Another condition that could cause spinal cord compression is OPLL:
Ossification (calcifying, or turning to bone) of Posterior Longitudinal Ligament
The Posterior Longitudinal Ligament (PLL) lines the back side of the vertebral body, and is at the front side of the spinal canal. This ligament rests right against the front part of the dura, which is the sac that contains the spinal fluid and the spinal cord.
In the diagram to the right, the PLL is illustrated by the purple line.
In these cross section views on MRI studies, the thick black line behind the vertebral bodies, which in this case is composed of calcified tissue, looks black on the MRI scan. The presence of the OPLL here contributes to the compression on the spinal cord. At the areas of compression, there is no white fluid around the spinal cord as there is above and below.
In the images below, which are from CT scans, the ligament tissue which has ossified (turned to bone) shows up white.

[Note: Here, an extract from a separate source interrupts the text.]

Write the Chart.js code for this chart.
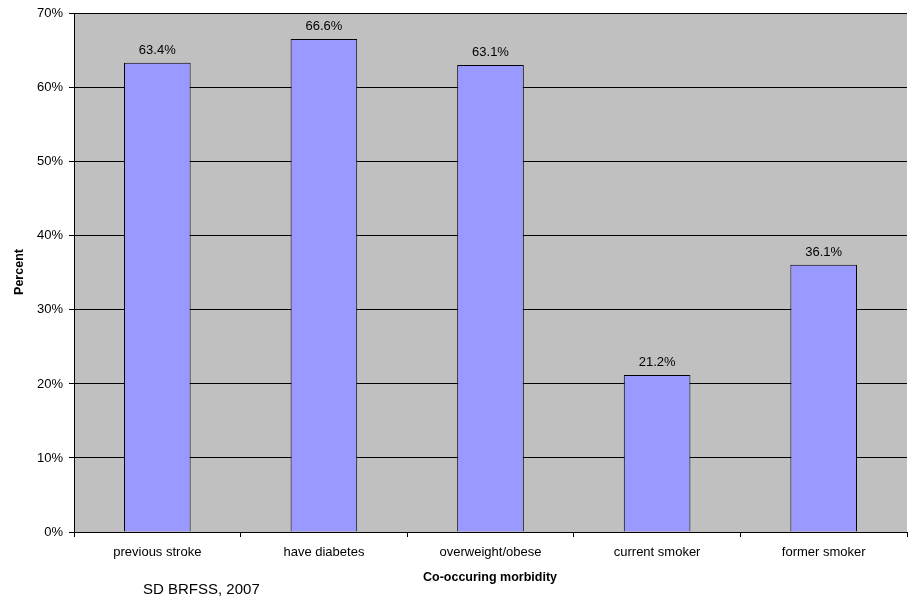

The clinical significance of OPLL is that, while in most cases, the spinal cord can be decompressed most directly from the front approach (as illustrated here), in cases with OPLL, usually the decompression has to be done from the backside, or what is called a posterior approach, such as with laminoplasty or laminectomy. The bony change of OPLL often causes the bone to become adherent to the dura (the sac containing the spinal fluid), so that operating from the front has a higher chance of having a spinal fluid leak.
Some symptoms go along with a cervical (neck) degeneration (wearing out) condition, like neck pain and numbness/tingling, but with spinal cord compression, the findings might be more subtle.
Often, patient with pure myelopathy (spinal cord compression, as distinct from nerve root compression) might not have much pain, but present more with balance problems and trouble with fine motor movements, like buttoning clothing, or opening a jar. On exam, there may be abnormal reflexes, balance, or other findings.
Myelopathy tends to be progressive and in most cases, a serious discussion of the options, in many cases including a discussion of surgical decompression, needs to occur.